### TO BE DONE
State how many lines hold the string "this". Give the number and nothing else.
>> start EXERCISE INPUTS
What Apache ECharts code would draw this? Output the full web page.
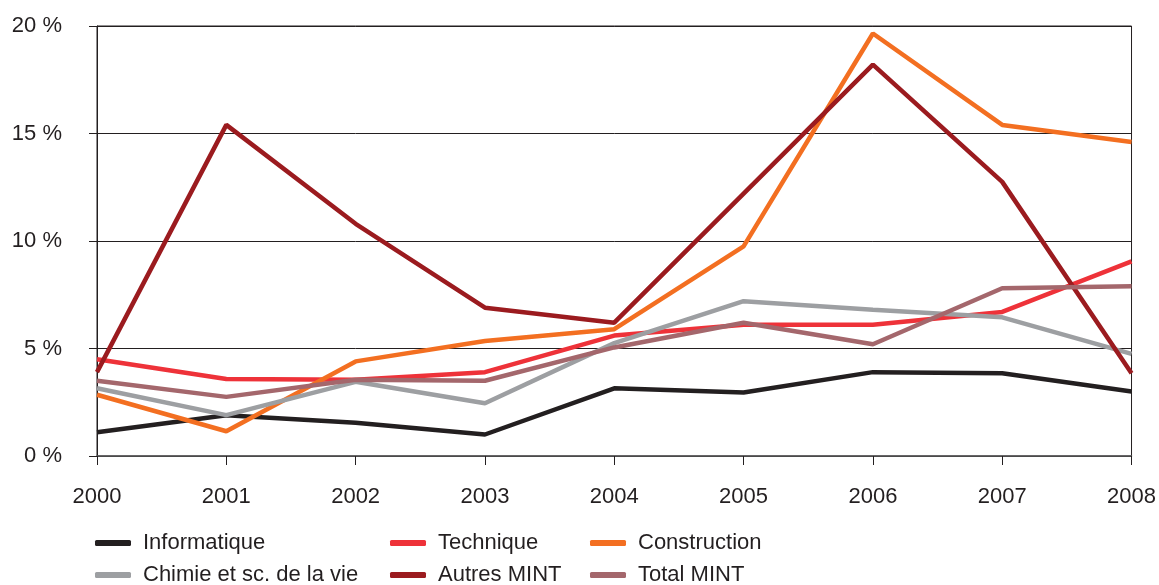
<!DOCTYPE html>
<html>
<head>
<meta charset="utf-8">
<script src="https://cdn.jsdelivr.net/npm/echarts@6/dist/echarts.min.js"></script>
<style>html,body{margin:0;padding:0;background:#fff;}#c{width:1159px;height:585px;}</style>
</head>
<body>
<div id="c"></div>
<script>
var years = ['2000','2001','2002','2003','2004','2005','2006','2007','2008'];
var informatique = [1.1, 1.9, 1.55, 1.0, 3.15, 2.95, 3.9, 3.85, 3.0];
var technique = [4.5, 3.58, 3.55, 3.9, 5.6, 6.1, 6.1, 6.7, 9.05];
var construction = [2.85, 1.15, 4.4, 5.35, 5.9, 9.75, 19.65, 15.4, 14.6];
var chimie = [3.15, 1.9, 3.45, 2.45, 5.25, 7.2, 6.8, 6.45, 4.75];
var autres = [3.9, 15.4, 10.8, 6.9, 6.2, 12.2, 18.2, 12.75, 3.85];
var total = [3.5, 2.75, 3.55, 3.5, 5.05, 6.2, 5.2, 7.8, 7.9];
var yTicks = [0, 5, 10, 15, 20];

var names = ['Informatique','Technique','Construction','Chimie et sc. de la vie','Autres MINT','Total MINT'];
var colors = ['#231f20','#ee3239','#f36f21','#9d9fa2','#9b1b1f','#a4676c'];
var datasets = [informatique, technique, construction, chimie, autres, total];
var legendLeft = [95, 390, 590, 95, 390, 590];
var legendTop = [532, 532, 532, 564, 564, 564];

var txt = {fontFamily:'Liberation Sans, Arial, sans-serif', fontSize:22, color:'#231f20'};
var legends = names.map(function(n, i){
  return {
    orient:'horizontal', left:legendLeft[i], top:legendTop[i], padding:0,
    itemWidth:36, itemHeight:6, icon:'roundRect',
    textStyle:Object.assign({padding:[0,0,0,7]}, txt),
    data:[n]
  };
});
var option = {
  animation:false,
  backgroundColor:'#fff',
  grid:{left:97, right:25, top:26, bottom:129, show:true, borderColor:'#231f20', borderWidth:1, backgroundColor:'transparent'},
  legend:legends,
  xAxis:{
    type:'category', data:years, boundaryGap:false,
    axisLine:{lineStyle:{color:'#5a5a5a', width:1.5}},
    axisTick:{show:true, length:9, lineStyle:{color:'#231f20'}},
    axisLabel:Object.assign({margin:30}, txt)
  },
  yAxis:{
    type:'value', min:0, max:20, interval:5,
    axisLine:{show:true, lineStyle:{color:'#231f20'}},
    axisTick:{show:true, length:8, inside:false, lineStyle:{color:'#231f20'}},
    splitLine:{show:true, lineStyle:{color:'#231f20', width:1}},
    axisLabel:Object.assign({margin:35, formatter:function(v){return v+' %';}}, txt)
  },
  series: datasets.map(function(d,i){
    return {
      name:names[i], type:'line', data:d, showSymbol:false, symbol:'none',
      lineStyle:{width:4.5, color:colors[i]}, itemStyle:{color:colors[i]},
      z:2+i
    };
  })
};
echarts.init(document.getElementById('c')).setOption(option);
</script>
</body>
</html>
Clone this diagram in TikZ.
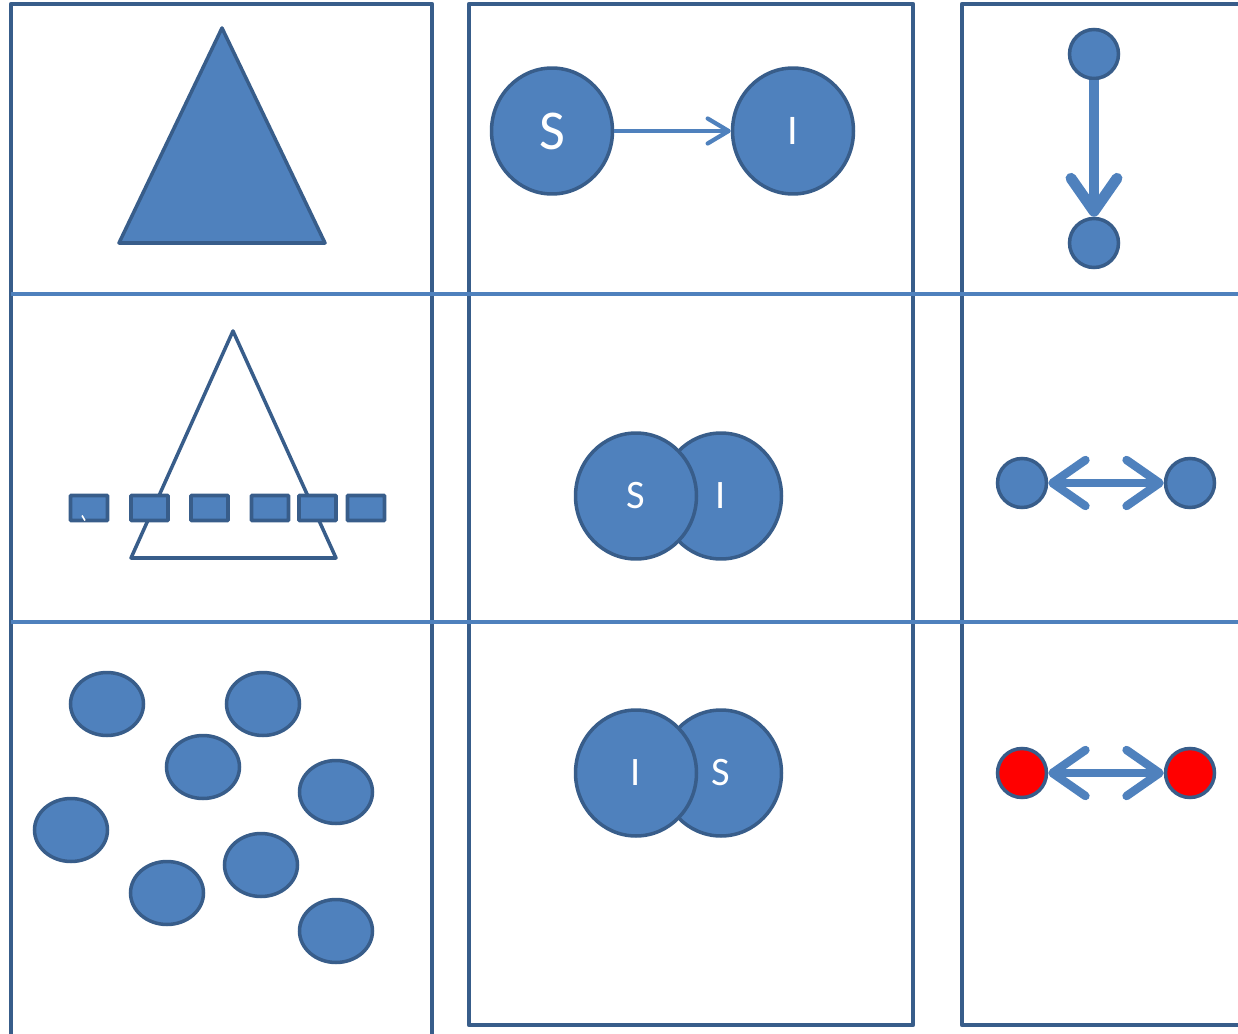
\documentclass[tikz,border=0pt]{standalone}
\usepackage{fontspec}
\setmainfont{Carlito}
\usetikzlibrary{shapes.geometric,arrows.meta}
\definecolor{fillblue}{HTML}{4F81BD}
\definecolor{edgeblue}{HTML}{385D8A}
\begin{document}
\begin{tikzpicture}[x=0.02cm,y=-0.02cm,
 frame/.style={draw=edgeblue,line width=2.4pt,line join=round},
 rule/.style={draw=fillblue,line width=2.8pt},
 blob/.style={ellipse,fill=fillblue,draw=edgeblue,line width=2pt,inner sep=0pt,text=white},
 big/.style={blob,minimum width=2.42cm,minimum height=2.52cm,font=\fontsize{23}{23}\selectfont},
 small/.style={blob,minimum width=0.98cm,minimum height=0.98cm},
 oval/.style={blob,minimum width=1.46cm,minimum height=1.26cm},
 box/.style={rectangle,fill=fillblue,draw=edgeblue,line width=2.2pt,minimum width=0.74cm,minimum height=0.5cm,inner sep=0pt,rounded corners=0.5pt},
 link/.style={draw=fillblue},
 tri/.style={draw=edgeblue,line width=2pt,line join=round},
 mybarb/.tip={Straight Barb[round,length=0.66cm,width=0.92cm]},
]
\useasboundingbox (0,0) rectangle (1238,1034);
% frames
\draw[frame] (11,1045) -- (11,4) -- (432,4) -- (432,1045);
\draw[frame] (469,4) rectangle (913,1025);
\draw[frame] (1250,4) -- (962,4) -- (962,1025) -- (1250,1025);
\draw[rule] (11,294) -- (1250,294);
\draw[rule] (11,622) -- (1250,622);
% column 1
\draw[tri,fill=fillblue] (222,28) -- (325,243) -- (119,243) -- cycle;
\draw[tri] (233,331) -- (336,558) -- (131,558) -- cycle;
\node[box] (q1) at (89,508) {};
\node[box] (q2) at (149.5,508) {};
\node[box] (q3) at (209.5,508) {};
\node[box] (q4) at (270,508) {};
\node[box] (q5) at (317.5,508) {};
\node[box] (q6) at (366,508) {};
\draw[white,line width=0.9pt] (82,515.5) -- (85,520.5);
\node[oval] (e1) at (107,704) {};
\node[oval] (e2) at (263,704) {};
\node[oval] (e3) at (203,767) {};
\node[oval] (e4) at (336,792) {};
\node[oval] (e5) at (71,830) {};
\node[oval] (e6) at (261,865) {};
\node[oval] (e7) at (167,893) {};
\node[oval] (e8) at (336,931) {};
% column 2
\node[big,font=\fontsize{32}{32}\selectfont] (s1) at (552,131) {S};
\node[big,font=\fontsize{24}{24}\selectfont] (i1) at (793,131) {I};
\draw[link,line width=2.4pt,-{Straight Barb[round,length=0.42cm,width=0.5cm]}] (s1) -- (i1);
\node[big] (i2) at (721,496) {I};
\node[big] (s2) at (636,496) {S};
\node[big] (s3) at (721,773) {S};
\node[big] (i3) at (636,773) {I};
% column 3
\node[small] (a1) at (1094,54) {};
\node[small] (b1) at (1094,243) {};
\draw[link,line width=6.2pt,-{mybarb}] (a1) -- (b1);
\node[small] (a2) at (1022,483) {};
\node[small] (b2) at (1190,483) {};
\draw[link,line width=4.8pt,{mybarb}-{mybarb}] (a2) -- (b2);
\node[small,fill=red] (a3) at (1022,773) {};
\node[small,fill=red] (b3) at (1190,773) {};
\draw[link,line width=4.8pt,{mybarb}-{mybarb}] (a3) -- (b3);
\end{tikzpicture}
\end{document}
>> end EXERCISE INPUTS
### FINISHED TASK
2